Advanced Micro Devices (AMD) shares dipped 5% in after hours trading, despite posting a 34% year-over-year revenue increase for the December quarter to US$10.3 billion, driven by record demand for its data centre and AI platforms.
That surpassed analyst projections of $9.67 billion - as did its earnings per share (EPS) of $1.53, exceeding an expected $1.32.
Revenue growth was led by AMD’s Data Centre segment, which totalled $5.4 billion, up by 39% year-over-year.
Client revenue came in at $3.1 billion, up 34% year-over-year, driven by strong demand for Ryzen processors, yet was partially offset by Embedded sales, which saw only modest growth.
AMD CEO Lisa Su said the company had delivered a "defining year" for 2025, with record revenue and earnings driven by strong execution.
"We are entering 2026 with strong momentum across our business, led by accelerating adoption of our high-performance EPYC and Ryzen CPUs and the rapid scaling of our data centre AI franchise.
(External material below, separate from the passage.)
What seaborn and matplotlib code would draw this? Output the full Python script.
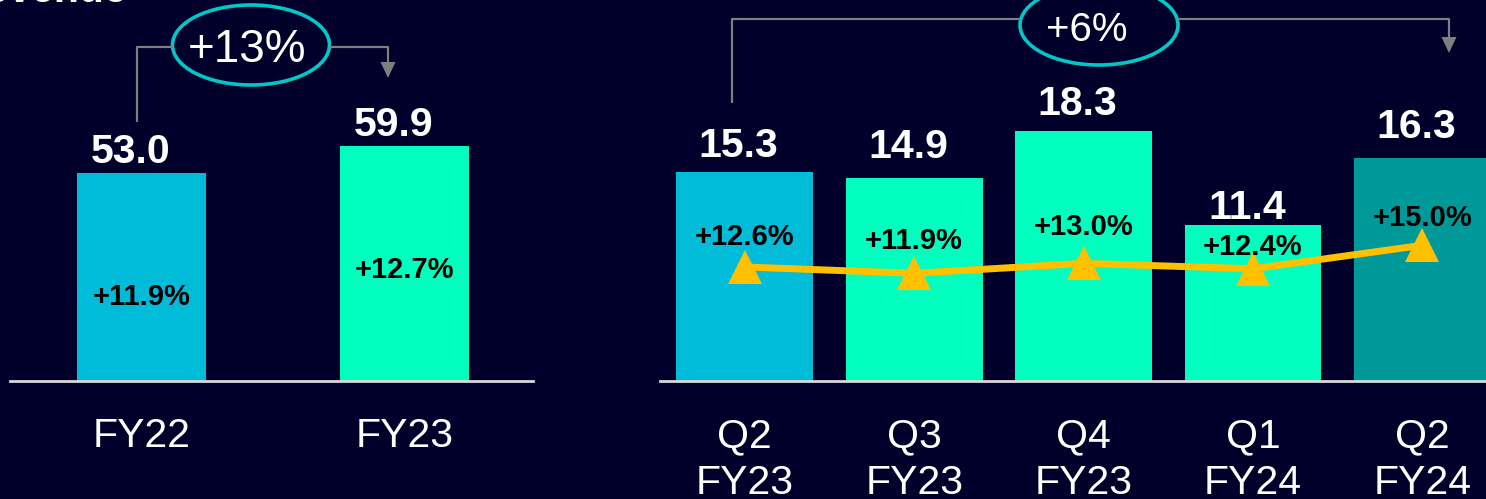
import matplotlib
matplotlib.use('Agg')
import matplotlib.pyplot as plt
import seaborn as sns
import pandas as pd
from matplotlib.patches import Ellipse, Polygon

# ---------------- data ----------------
annual_labels = ['FY22', 'FY23']
annual_revenue = [53.0, 59.9]
annual_growth = ['+11.9%', '+12.7%']
annual_change = '+13%'

quarter_labels = ['Q2\nFY23', 'Q3\nFY23', 'Q4\nFY23', 'Q1\nFY24', 'Q2\nFY24']
quarter_revenue = [15.3, 14.9, 18.3, 11.4, 16.3]
quarter_growth = [12.6, 11.9, 13.0, 12.4, 15.0]
quarter_change = '+6%'

title_text = 'Revenue'

# ---------------- style ----------------
BG = '#00002A'
CYAN = '#00BCD9'
MINT = '#00FFBF'
TEAL = '#009999'
GOLD = '#FFC000'
GRAY = '#7F7F7F'
RING = '#00C8C8'
annual_colors = [CYAN, MINT]
quarter_colors = [CYAN, MINT, MINT, MINT, TEAL]

# label offsets (pixels) - layout only
quarter_value_pad = [15, 20, 16, 6, 20]
quarter_growth_pad = [30, 32, 36, 22, 27]

sns.set_theme(style='white')
plt.rcParams['font.family'] = ['Liberation Sans', 'DejaVu Sans']

W, H = 1486, 499
fig = plt.figure(figsize=(W / 100, H / 100), dpi=100, facecolor=BG)

base = 381
bottom = (H - base) / H
height = base / H
axL = fig.add_axes([10 / W, bottom, 523 / W, height])
axR = fig.add_axes([660 / W, bottom, 826 / W, height])

dfA = pd.DataFrame({'period': annual_labels, 'revenue': annual_revenue})
sns.barplot(data=dfA, x='period', y='revenue', hue='period', palette=annual_colors,
            legend=False, width=0.49, saturation=1, linewidth=0, edgecolor='none', ax=axL)

dfQ = pd.DataFrame({'quarter': quarter_labels, 'revenue': quarter_revenue,
                    'growth': quarter_growth, 'pos': list(range(len(quarter_labels)))})
sns.barplot(data=dfQ, x='quarter', y='revenue', hue='quarter', palette=quarter_colors,
            legend=False, width=0.808, saturation=1, linewidth=0, edgecolor='none', ax=axR)

axT = axR.twinx()
sns.lineplot(data=dfQ, x='pos', y='growth', ax=axT, color=GOLD, lw=5,
             marker='^', markersize=24, markeredgewidth=0)

for ax in (axL, axR, axT):
    ax.set_facecolor('none')
    for s in ('top', 'left', 'right'):
        ax.spines[s].set_visible(False)
    ax.set_yticks([])
    ax.set_xlabel('')
    ax.set_ylabel('')
axT.spines['bottom'].set_visible(False)
axL.set_facecolor(BG)
axR.set_facecolor(BG)
axR.set_zorder(1)
axT.set_zorder(2)

for ax in (axL, axR):
    ax.spines['bottom'].set_color('#D9D9D9')
    ax.spines['bottom'].set_linewidth(2)
    ax.tick_params(axis='x', length=0, pad=26, labelsize=29.5, labelcolor='white')
for lab in axR.get_xticklabels():
    lab.set_linespacing(1.3)

axL.set_xlim(-0.5, 1.49)
axL.set_ylim(0, 97.2)
axR.set_xlim(-0.5, 4.375)
axR.set_ylim(0, 27.9)
axT.set_xlim(-0.5, 4.375)
axT.set_ylim(0, 42.1)

# annual labels
for i, v in enumerate(annual_revenue):
    axL.annotate(f'{v:.1f}', (i, v), xytext=(-11, 10), textcoords='offset pixels',
                 ha='center', va='baseline', fontsize=29.5, fontweight='bold', color='white')
    axL.annotate(annual_growth[i], (i, v), xytext=(0, -124), textcoords='offset pixels',
                 ha='center', va='center', fontsize=21, fontweight='bold', color='black')

# quarterly labels
for i, v in enumerate(quarter_revenue):
    axR.annotate(f'{v:.1f}', (i, v), xytext=(-6, quarter_value_pad[i]),
                 textcoords='offset pixels', ha='center', va='baseline',
                 fontsize=29.5, fontweight='bold', color='white')
for i, g in enumerate(quarter_growth):
    axT.annotate(f'+{g:.1f}%', (i, g), xytext=(0, quarter_growth_pad[i]),
                 textcoords='offset pixels', ha='center', va='center',
                 fontsize=21, fontweight='bold', color='black', zorder=5)

# ---------------- overlay: brackets, rings, title ----------------
ov = fig.add_axes([0, 0, 1, 1], zorder=10)
ov.set_xlim(0, W)
ov.set_ylim(H, 0)
ov.axis('off')
ov.patch.set_alpha(0)

def bracket(x0, y0, xl, xr, x1, ybar, tip):
    ov.plot([x0, x0, xl], [y0, ybar, ybar], color=GRAY, lw=1.6, solid_capstyle='butt')
    ov.plot([xr, x1, x1], [ybar, ybar, tip - 15], color=GRAY, lw=1.6, solid_capstyle='butt')
    ov.add_patch(Polygon([(x1 - 7.5, tip - 16), (x1 + 7.5, tip - 16), (x1, tip)],
                         closed=True, color=GRAY, lw=0))

bracket(137, 122, 173, 330, 388, 47, 78)
bracket(732, 103, 1020, 1178, 1449, 19, 53)

ov.add_patch(Ellipse((251, 45), 157, 80, facecolor=BG, edgecolor=RING, lw=2.6))
ov.text(247, 45, annual_change, ha='center', va='center_baseline', fontsize=33, color='white')
ov.add_patch(Ellipse((1099, 25), 158, 80, facecolor=BG, edgecolor=RING, lw=2.6))
ov.text(1087, 26, quarter_change, ha='center', va='center_baseline', fontsize=29, color='white')

ov.text(127, 2, title_text, ha='right', va='baseline', fontsize=29.5,
        fontweight='bold', color='white')

fig.savefig('out.png', dpi=100, facecolor=BG)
"Our record fourth quarter and full-year results demonstrate AMD's ability to deliver profitable growth at scale."
AMD’s Q1 2026 outlook sees expected revenue to come in at $9.8 billion, +/- $300 million - sitting comfortably above the consensus estimate of $9.4 billion.
Despite the beat, AMD shares were down roughly 5% in after-hours trading, swapping for roughly $225. The company maintains a market capitalisation well in excess of $350 billion.
Analysts suggest the muted reaction reflects high expectations already priced into the stock, which has more than doubled over the last 12 months amid the broader AI sector rally.